[BEGIN]
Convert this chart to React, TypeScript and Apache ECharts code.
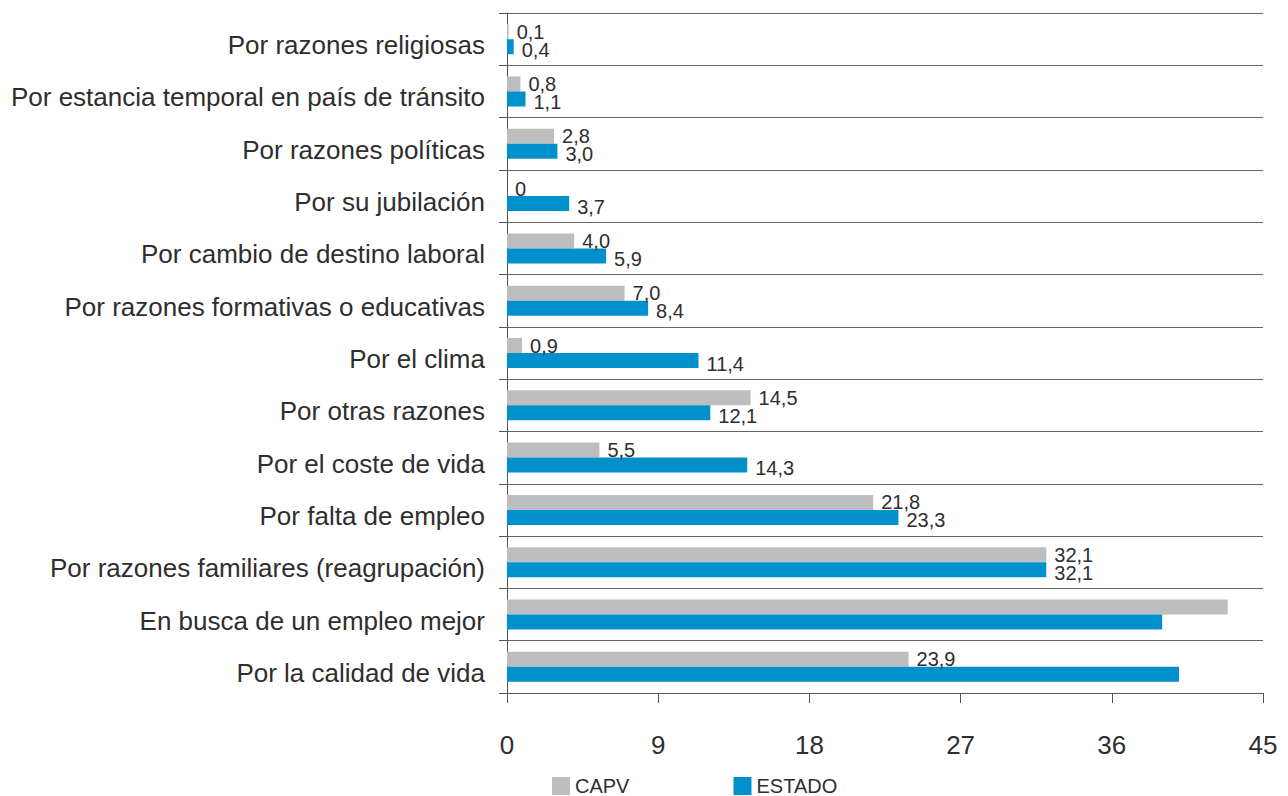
import React, { useEffect, useRef } from "react";
import * as echarts from "echarts";

const categories = [
  "Por razones religiosas",
  "Por estancia temporal en país de tránsito",
  "Por razones políticas",
  "Por su jubilación",
  "Por cambio de destino laboral",
  "Por razones formativas o educativas",
  "Por el clima",
  "Por otras razones",
  "Por el coste de vida",
  "Por falta de empleo",
  "Por razones familiares (reagrupación)",
  "En busca de un empleo mejor",
  "Por la calidad de vida",
];

const capvValues = [0.1, 0.8, 2.8, 0, 4.0, 7.0, 0.9, 14.5, 5.5, 21.8, 32.1, 42.9, 23.9];
const estadoValues = [0.4, 1.1, 3.0, 3.7, 5.9, 8.4, 11.4, 12.1, 14.3, 23.3, 32.1, 39.0, 40.0];

// labels hidden in the original for these bars
const capvHidden = ["En busca de un empleo mejor"];
const estadoHidden = ["En busca de un empleo mejor", "Por la calidad de vida"];

const xTicks = [0, 9, 18, 27, 36, 45];

const FONT = "'Liberation Sans', Arial, Helvetica, sans-serif";
const TEXT = "#2e2e2e";
const LINE = "#555555";

const fmt = (v: number) => (v === 0 ? "0" : v.toFixed(1).replace(".", ","));

function buildData(values: number[], hidden: string[]) {
  return values.map((v, i) =>
    hidden.includes(categories[i]) ? { value: v, label: { show: false } } : { value: v }
  );
}

export default function App() {
  const ref = useRef<HTMLDivElement>(null);

  useEffect(() => {
    if (!ref.current) return;
    const chart = echarts.init(ref.current, undefined, { renderer: "svg" });
    chart.setOption({
      animation: false,
      backgroundColor: "#ffffff",
      textStyle: { fontFamily: FONT },
      grid: { left: 507, right: 25, top: 13, bottom: 103, containLabel: false },
      legend: {
        left: 547,
        top: 771,
        itemWidth: 18,
        itemHeight: 18,
        itemGap: 104,
        icon: "rect",
        textStyle: { fontSize: 20, lineHeight: 18, color: TEXT, fontFamily: FONT },
        data: ["CAPV", "ESTADO"],
      },
      xAxis: {
        type: "value",
        min: xTicks[0],
        max: xTicks[xTicks.length - 1],
        interval: 9,
        axisLine: { show: true, lineStyle: { color: LINE, width: 1 } },
        axisTick: { show: true, length: 10, lineStyle: { color: LINE } },
        splitLine: { show: false },
        axisLabel: { fontSize: 26, color: TEXT, margin: 39, fontFamily: FONT },
      },
      yAxis: {
        type: "category",
        inverse: true,
        data: categories,
        axisLine: { show: true, lineStyle: { color: LINE, width: 1 } },
        axisTick: { show: true, length: 8, alignWithLabel: false, lineStyle: { color: LINE } },
        splitLine: { show: true, lineStyle: { color: "#666666", width: 1 } },
        axisLabel: {
          fontSize: 26,
          color: TEXT,
          margin: 22,
          fontFamily: FONT,
          verticalAlign: "top",
          lineHeight: 12,
        },
      },
      series: [
        {
          name: "CAPV",
          type: "bar",
          barWidth: 15,
          barGap: "0%",
          itemStyle: { color: "#bdbec0" },
          label: {
            show: true,
            position: "right",
            distance: 8,
            offset: [0, 0],
            fontSize: 20,
            lineHeight: 14,
            color: TEXT,
            fontFamily: FONT,
            formatter: (p: any) => fmt(p.value),
          },
          data: buildData(capvValues, capvHidden),
        },
        {
          name: "ESTADO",
          type: "bar",
          barWidth: 15,
          barGap: "0%",
          itemStyle: { color: "#0091cd" },
          label: {
            show: true,
            position: "right",
            distance: 8,
            offset: [0, 3],
            fontSize: 20,
            lineHeight: 14,
            color: TEXT,
            fontFamily: FONT,
            formatter: (p: any) => fmt(p.value),
          },
          data: buildData(estadoValues, estadoHidden),
        },
      ],
    });
    return () => chart.dispose();
  }, []);

  return (
    <div
      ref={ref}
      style={{ position: "fixed", left: 0, top: 0, width: 1288, height: 796, background: "#fff" }}
    />
  );
}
[END]
PROMPT —
Leave out any pictures and return exactly the lines from the beginning of the data through the line with "const xTicks = [0, 9, 18, 27, 36, 45];", inclusive.

COMPLETE RESPONSE —
Convert this chart to React, TypeScript and Apache ECharts code.
import React, { useEffect, useRef } from "react";
import * as echarts from "echarts";

const categories = [
  "Por razones religiosas",
  "Por estancia temporal en país de tránsito",
  "Por razones políticas",
  "Por su jubilación",
  "Por cambio de destino laboral",
  "Por razones formativas o educativas",
  "Por el clima",
  "Por otras razones",
  "Por el coste de vida",
  "Por falta de empleo",
  "Por razones familiares (reagrupación)",
  "En busca de un empleo mejor",
  "Por la calidad de vida",
];

const capvValues = [0.1, 0.8, 2.8, 0, 4.0, 7.0, 0.9, 14.5, 5.5, 21.8, 32.1, 42.9, 23.9];
const estadoValues = [0.4, 1.1, 3.0, 3.7, 5.9, 8.4, 11.4, 12.1, 14.3, 23.3, 32.1, 39.0, 40.0];

// labels hidden in the original for these bars
const capvHidden = ["En busca de un empleo mejor"];
const estadoHidden = ["En busca de un empleo mejor", "Por la calidad de vida"];

const xTicks = [0, 9, 18, 27, 36, 45];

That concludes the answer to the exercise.